The unlikely fundraisers

‘I am so proud of the team at Guide Dogs who have been brave enough to be part of a real step-change in ambition – and income targets! Targets ambitious enough they will enable the Guide Dogs family to reach more blind and partially-sighted people than ever before through more services than ever before. Our income increased by almost 20 per cent in the first year of our ‘transformation’ – and we’ve been growing income by at least that much each year since.  

‘I knew it was working when Liz, manager at our national dog breeding centre, told us with such enthusiasm that fresh from her new focus on fundraising she’s now doubled the income she raises from visitors to the centre. I have never been so proud to be a fundraiser. ‘And if anyone in Guide Dogs might have thought herself not a fundraiser, it could have been Liz. That’s how much we’ve changed. ’ 

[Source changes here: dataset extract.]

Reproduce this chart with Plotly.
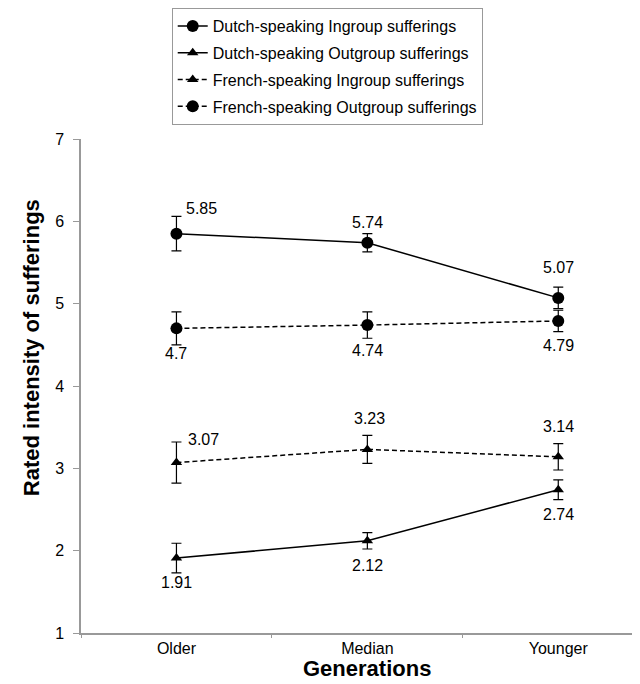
import plotly.graph_objects as go

generations = ["Older", "Median", "Younger"]

dutch_in = [5.85, 5.74, 5.07]
dutch_in_err = [0.21, 0.11, 0.13]
dutch_out = [1.91, 2.12, 2.74]
dutch_out_err = [0.18, 0.10, 0.12]
french_in = [3.07, 3.23, 3.14]
french_in_err = [0.25, 0.17, 0.16]
french_out = [4.70, 4.74, 4.79]
french_out_err = [0.20, 0.16, 0.13]

series_names = [
    "Dutch-speaking Ingroup sufferings",
    "Dutch-speaking Outgroup sufferings",
    "French-speaking Ingroup sufferings",
    "French-speaking Outgroup sufferings",
]

yticks = [1, 2, 3, 4, 5, 6, 7]

FONT = "Liberation Sans, Arial, Helvetica, sans-serif"

fig = go.Figure()

specs = [
    (series_names[0], dutch_in, dutch_in_err, "circle", 12, "solid"),
    (series_names[1], dutch_out, dutch_out_err, "triangle-up", 10, "solid"),
    (series_names[2], french_in, french_in_err, "triangle-up", 10, "5px,3px"),
    (series_names[3], french_out, french_out_err, "circle", 12, "5px,3px"),
]

for i, (name, vals, errs, sym, size, dash) in enumerate(specs):
    fig.add_trace(go.Scatter(
        x=generations, y=vals, name=name, mode="lines+markers",
        legendgroup=f"g{i}",
        line=dict(color="black", width=1.5, dash=dash),
        marker=dict(symbol=sym, size=size, color="black"),
        error_y=dict(type="data", array=errs, visible=True,
                     color="black", thickness=1.2, width=5),
    ))

# data labels: (values, x pixel shifts, y pixel shifts)
label_offsets = [
    (dutch_in, [25, 0, 0], [25, 20, 30]),
    (french_out, [0, 0, 0], [-25, -25, -25]),
    (french_in, [27, 2, 0], [23, 31, 30]),
    (dutch_out, [0, 0, 0], [-24, -25, -25]),
]
for vals, xs, ys in label_offsets:
    for g, v, dx, dy in zip(generations, vals, xs, ys):
        fig.add_annotation(
            x=g, y=v, text=f"{v:g}", showarrow=False,
            xshift=dx, yshift=dy,
            font=dict(family=FONT, size=16, color="black"),
        )

# axis titles
fig.add_annotation(
    xref="paper", yref="paper", x=-0.086, y=0.577,
    text="<b>Rated intensity of sufferings</b>", textangle=-90,
    showarrow=False, xanchor="center", yanchor="middle",
    font=dict(family=FONT, size=22, color="black"),
)
fig.add_annotation(
    xref="x", yref="paper", x="Median", y=-0.071,
    text="<b>Generations</b>",
    showarrow=False, xanchor="center", yanchor="middle",
    font=dict(family=FONT, size=22, color="black"),
)

fig.update_layout(
    width=640, height=684,
    margin=dict(l=73, r=0, t=126, b=59),
    paper_bgcolor="white", plot_bgcolor="white",
    font=dict(family=FONT, color="black"),
    showlegend=True,
    legend=dict(
        x=0.16, y=1.266, xanchor="left", yanchor="top",
        bordercolor="#999999", borderwidth=1,
        font=dict(family=FONT, size=16, color="black"),
        bgcolor="white",
        itemwidth=30,
        traceorder="grouped", tracegroupgap=3,
    ),
    xaxis=dict(
        range=[-0.5, 2.47], showgrid=False, zeroline=False,
        showline=True, linecolor="#999999", linewidth=1.5,
        ticks="outside", tickson="boundaries", ticklen=3, tickcolor="#999999",
        tickfont=dict(family=FONT, size=16, color="black"),
    ),
    yaxis=dict(
        range=[1, 7], tickvals=yticks, showgrid=False, zeroline=False,
        showline=True, linecolor="#999999", linewidth=1.5,
        ticks="outside", ticklen=6, tickcolor="#999999",
        ticklabelstandoff=6,
        tickfont=dict(family=FONT, size=16, color="black"),
    ),
)

fig.write_html("out.html")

How has Guide Dogs changed?

‘The only point of it all,’ says Jayne, ‘is if we are able to reach more people with better services, while keeping our donors happy and involved. Guide Dogs now has seen a massive growth in services, growing to offer blind and partially sighted people more than 100 million mobility hours in a year – all funded by happier donors inspired by emotional fundraising, eagerly supporting our work.

‘We don’t talk about any plans for the future without planning how we’re to fundraise for it. So, from being an activity at the margins, fundraising is now central, to everything.
A trajectory for extraordinary growth: the blip in actual income in 2015 comes from an exceptional gift of £5million, prompted by an emotional story!

At the start of Guide Dogs’ great journey it did seem a mammoth and hugely ambitious undertaking. At the emotional fundraising workshops people arrived unsure, hesitant, a little apprehensive. They left inspired and changed, thinking they worked for the best cause anywhere. Everyone now feels part of the mission. Jayne puts this nicely.

‘I remember years ago someone interviewed a floor sweeper at NASA and asked her what she did. She answered, ‘I sweep the floors here, but really I’m here as part of the team that will put a man on the moon.’

‘Now that really is the truth, told well. We all feel like that here, all of the time. Everybody gets where they fit. We all know what we’re here to do.’

How do donors benefit?

‘They see the organisation differently. They feel part of it too. Engagement is longer, attrition is lower, complaints are negligible, we send something out and we get bags of letters back from happy donors. It matters. If you get this right, people will flock to your cause. Yes, for sure, it matters.’

About the author: Jayne George

Jayne George

Jayne George, director of fundraising and marketing, Guide Dogs

Jayne joined Guide Dogs in December 2007, having previously been head of fundraising at the RNLI for eight years. Before then Jayne held a number of marketing roles with well-known retailers, followed by a period as a consultant before her move to the charity sector. Jayne has been instrumental in bringing together the fundraising and marketing directorates, enabling a more integrated approach within Guide Dogs. Her drive and ambition also led to the acquisition of the National Blind Children's Society (now Blind Children UK) in 2013 to offer a greater range of services to blind and partially sighted young people across the UK.